Variability in gene expression and eventual shut down of the synthetic inducible system integrated in the genome in a sub-population can affect the stability of the inducible system over multiple generations of cell passage. Therefore, it is important to build an inducible system, that can be activated robustly every time a clonal population of cells is passaged for a long period of time or are revived from cryo-storage and used in an assay. Epigenetic silencing due to DNA methylation or histone modification is a major reason for reducing responsive stability. There are few ways to evade epigenetic silencing: 

1) Inducible gene expression cassettes are linked to essential genes, like the ones that provide antibiotic resistance, and the cells are grown in growth media with the respective antibiotics, forcing the cells to keep the genomic locus active. 

2) use of insulator DNA sequences flanking the inducible gene cassette.

3) targeted integration of the gene cassette in genomic safe-harbor sites

4) Integration of multiple copies of the gene cassette in euchromatins to ensure continuous expression, even when some copies are shut down. 

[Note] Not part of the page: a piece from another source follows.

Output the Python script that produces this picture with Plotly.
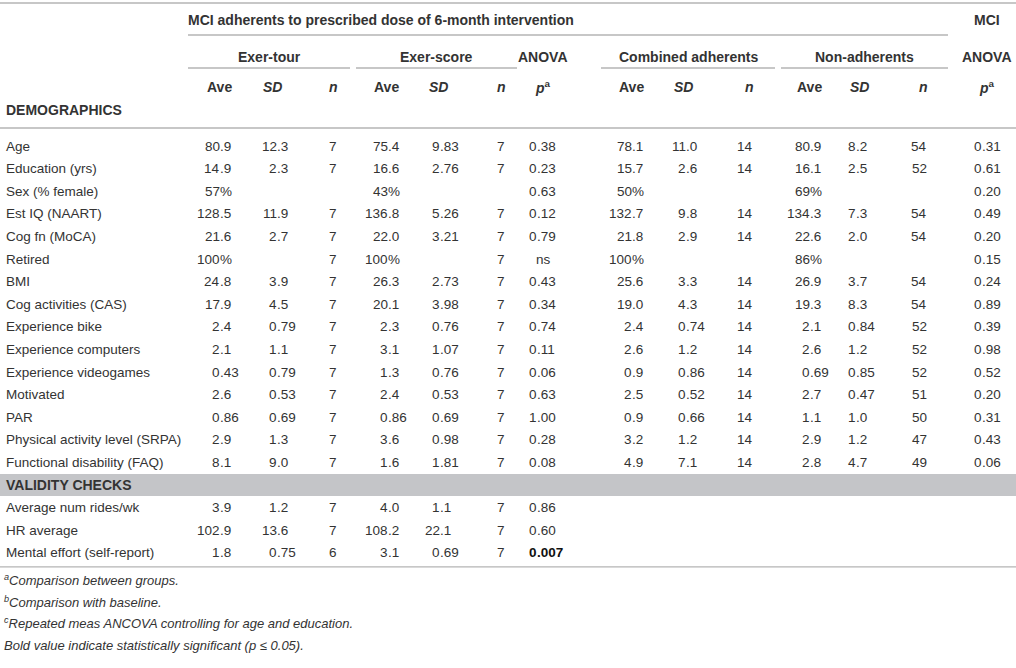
import re
import plotly.graph_objects as go

W, H = 1016, 668
FONT = "Liberation Sans, Arial, Helvetica, sans-serif"
TXT = "#333333"
LINE = "#b4b4b4"
BAND = "#c4c5c8"

demo_labels = [
    "Age", "Education (yrs)", "Sex (% female)", "Est IQ (NAART)", "Cog fn (MoCA)",
    "Retired", "BMI", "Cog activities (CAS)", "Experience bike", "Experience computers",
    "Experience videogames", "Motivated", "PAR", "Physical activity level (SRPA)",
    "Functional disability (FAQ)",
]
validity_labels = ["Average num rides/wk", "HR average", "Mental effort (self-report)"]

# 15 demographic rows followed by 3 validity rows
exer_tour_ave = ["80.9", "14.9", "57%", "128.5", "21.6", "100%", "24.8", "17.9", "2.4", "2.1",
                 "0.43", "2.6", "0.86", "2.9", "8.1", "3.9", "102.9", "1.8"]
exer_tour_sd = ["12.3", "2.3", "", "11.9", "2.7", "", "3.9", "4.5", "0.79", "1.1",
                "0.79", "0.53", "0.69", "1.3", "9.0", "1.2", "13.6", "0.75"]
exer_tour_n = ["7", "7", "", "7", "7", "7", "7", "7", "7", "7",
               "7", "7", "7", "7", "7", "7", "7", "6"]
exer_score_ave = ["75.4", "16.6", "43%", "136.8", "22.0", "100%", "26.3", "20.1", "2.3", "3.1",
                  "1.3", "2.4", "0.86", "3.6", "1.6", "4.0", "108.2", "3.1"]
exer_score_sd = ["9.83", "2.76", "", "5.26", "3.21", "", "2.73", "3.98", "0.76", "1.07",
                 "0.76", "0.53", "0.69", "0.98", "1.81", "1.1", "22.1", "0.69"]
exer_score_n = ["7", "7", "", "7", "7", "7", "7", "7", "7", "7",
                "7", "7", "7", "7", "7", "7", "7", "7"]
anova_p = ["0.38", "0.23", "0.63", "0.12", "0.79", "ns", "0.43", "0.34", "0.74", "0.11",
           "0.06", "0.63", "1.00", "0.28", "0.08", "0.86", "0.60", "0.007"]
combined_ave = ["78.1", "15.7", "50%", "132.7", "21.8", "100%", "25.6", "19.0", "2.4", "2.6",
                "0.9", "2.5", "0.9", "3.2", "4.9", "", "", ""]
combined_sd = ["11.0", "2.6", "", "9.8", "2.9", "", "3.3", "4.3", "0.74", "1.2",
               "0.86", "0.52", "0.66", "1.2", "7.1", "", "", ""]
combined_n = ["14", "14", "", "14", "14", "", "14", "14", "14", "14",
              "14", "14", "14", "14", "14", "", "", ""]
non_ave = ["80.9", "16.1", "69%", "134.3", "22.6", "86%", "26.9", "19.3", "2.1", "2.6",
           "0.69", "2.7", "1.1", "2.9", "2.8", "", "", ""]
non_sd = ["8.2", "2.5", "", "7.3", "2.0", "", "3.7", "8.3", "0.84", "1.2",
          "0.85", "0.47", "1.0", "1.2", "4.7", "", "", ""]
non_n = ["54", "52", "", "54", "54", "", "54", "54", "52", "52",
         "52", "51", "50", "47", "49", "", "", ""]
mci_p = ["0.31", "0.61", "0.20", "0.49", "0.20", "0.15", "0.24", "0.89", "0.39", "0.98",
         "0.52", "0.20", "0.31", "0.43", "0.06", "", "", ""]
bold_cells = {("anova_p", 17)}

footnotes = [
    "<sup>a</sup>Comparison between groups.",
    "<sup>b</sup>Comparison with baseline.",
    "<sup>c</sup>Repeated meas ANCOVA controlling for age and education.",
    "Bold value indicate statistically significant (p ≤ 0.05).",
]

# column name, values, decimal x, header text, header centre x
columns = [
    ("exer_tour_ave", exer_tour_ave, 220, "<b>Ave</b>", 219),
    ("exer_tour_sd", exer_tour_sd, 277, "<b><i>SD</i></b>", 272),
    ("exer_tour_n", exer_tour_n, 337, "<b><i>n</i></b>", 333),
    ("exer_score_ave", exer_score_ave, 388, "<b>Ave</b>", 386),
    ("exer_score_sd", exer_score_sd, 440, "<b><i>SD</i></b>", 438),
    ("exer_score_n", exer_score_n, 505, "<b><i>n</i></b>", 501),
    ("anova_p", anova_p, 537, "<b><i>p</i><sup>a</sup></b>", 543),
    ("combined_ave", combined_ave, 632, "<b>Ave</b>", 631),
    ("combined_sd", combined_sd, 686, "<b><i>SD</i></b>", 683),
    ("combined_n", combined_n, 753, "<b><i>n</i></b>", 749),
    ("non_ave", non_ave, 810, "<b>Ave</b>", 809),
    ("non_sd", non_sd, 856, "<b><i>SD</i></b>", 859),
    ("non_n", non_n, 927, "<b><i>n</i></b>", 923),
    ("mci_p", mci_p, 982, "<b><i>p</i><sup>a</sup></b>", 987),
]

groups = [
    ("Exer-tour", 188, 350),
    ("Exer-score", 356, 517),
    ("Combined adherents", 601, 775),
    ("Non-adherents", 781, 948),
]

ROW0, PITCH = 146, 22.6
FS = 14      # headings
LFS = 13.5   # row labels
NFS = 13.5   # numbers

fig = go.Figure()
fig.add_trace(go.Scatter(x=[0, W], y=[0, H], mode="markers", marker=dict(opacity=0),
                         hoverinfo="skip", showlegend=False))

ann = []


def text(x, y, s, anchor="left", size=FS, color=TXT):
    ann.append(dict(x=x, y=y, xref="x", yref="y", text=s, showarrow=False,
                    xanchor=anchor, yanchor="middle", borderpad=0, borderwidth=0,
                    font=dict(family=FONT, size=size, color=color)))


def hline(x0, x1, y, w=1.3):
    fig.add_shape(type="line", x0=x0, x1=x1, y0=y, y1=y, xref="x", yref="y",
                  line=dict(color=LINE, width=w))


# rules and band
hline(0, W, 3)
hline(188, 948, 35)
for g, x0, x1 in groups:
    hline(x0, x1, 68)
hline(0, W, 128)
band_y = ROW0 + 15 * PITCH
fig.add_shape(type="rect", x0=0, x1=W, y0=band_y - 11, y1=band_y + 11, xref="x", yref="y",
              fillcolor=BAND, line=dict(width=0), layer="below")
hline(0, W, ROW0 + 18 * PITCH + 14)

# header texts
text(188, 20, "<b>MCI adherents to prescribed dose of 6-month intervention</b>")
text(987, 20, "<b>MCI</b>", "center")
text(987, 57, "<b>ANOVA</b>", "center")
text(543, 57, "<b>ANOVA</b>", "center")
for g, x0, x1 in groups:
    text((x0 + x1) / 2, 57, "<b>%s</b>" % g, "center")
for name, vals, dx, head, hx in columns:
    text(hx, 87, head, "center")
text(6, 110, "<b>DEMOGRAPHICS</b>")

# row labels
row_labels = demo_labels + [""] + validity_labels
for i, lab in enumerate(row_labels):
    if lab:
        text(6, ROW0 + i * PITCH, lab, size=LFS)
text(6, band_y, "<b>VALIDITY CHECKS</b>")

# cells, decimal aligned
data_rows = list(range(15)) + [16, 17, 18]
for name, vals, dx, head, hx in columns:
    for k, (i, v) in enumerate(zip(data_rows, vals)):
        if not v:
            continue
        y = ROW0 + i * PITCH
        bold = (name, k) in bold_cells
        col = "#111111" if bold else TXT
        m = re.match(r"^(\d*)(.*)$", v)
        ip, rest = m.group(1), m.group(2)
        if not ip:
            text(hx, y, v, "center", size=NFS)
            continue
        if bold:
            ip = "<b>%s</b>" % ip
            rest = "<b>%s</b>" % rest if rest else rest
        text(dx, y, ip, "right", size=NFS, color=col)
        if rest:
            text(dx, y, rest, "left", size=NFS, color=col)

# footnotes
for j, f in enumerate(footnotes):
    text(4, 580 + j * 21.7, "<i>%s</i>" % f, size=13)

fig.update_layout(
    width=W, height=H, margin=dict(l=0, r=0, t=0, b=0),
    plot_bgcolor="white", paper_bgcolor="white",
    xaxis=dict(range=[0, W], visible=False, fixedrange=True),
    yaxis=dict(range=[H, 0], visible=False, fixedrange=True),
    annotations=ann, showlegend=False,
)
fig.write_html("out.html", config={"displayModeBar": False},
               post_script="document.body.style.margin='0';")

RoukenBio’s LocIn system incorporates the design strategies discussed above and provides the ideal platform for preserving the responsive stability of the inducible gene expression system. 

 

IndEx2 is being optimised based on the performance metrics discussed above. It is a chemically-induced-proximity system that relies on a two-component transcription factor-based gene activation and is specifically designed for inducible expression of one or two target antigens of interest with a large dynamic range, tunability and robust implementation in multiple host cells that are clinically relevant and compatible with immune-cell bioassays. The portability of IndEx2 across cell lines allows use of blank cells (host cells without IndEx2 platform) as true negative controls for target antigen expression-based assays. The various applications of IndEx2 are:

  1. To determine the therapeutic window of targeted therapies in the same genetic background. 
  2. For developing potency assay for drug candidates.
  3. For the pre-clinical evaluation of risks associated with ‘on-target/off-tumour’ toxicities.
  4. Pre-clinical discovery of any antibody-targeted therapy; CAR-engineered cell therapies, bispecifics, multispecifics, immune cell engagers, monoclonal antibodies and ADCs.
  5. Transient expression of target antigen.
  6. To study cellular communication in tumor-microenvironment.
  7. Kinetics and dose-response functions of any target antigen of interest. 
  8. To study pharmacokinetics of antibody-based drugs.

Evaluating activation threshold of drug candidates like T-cell engagers.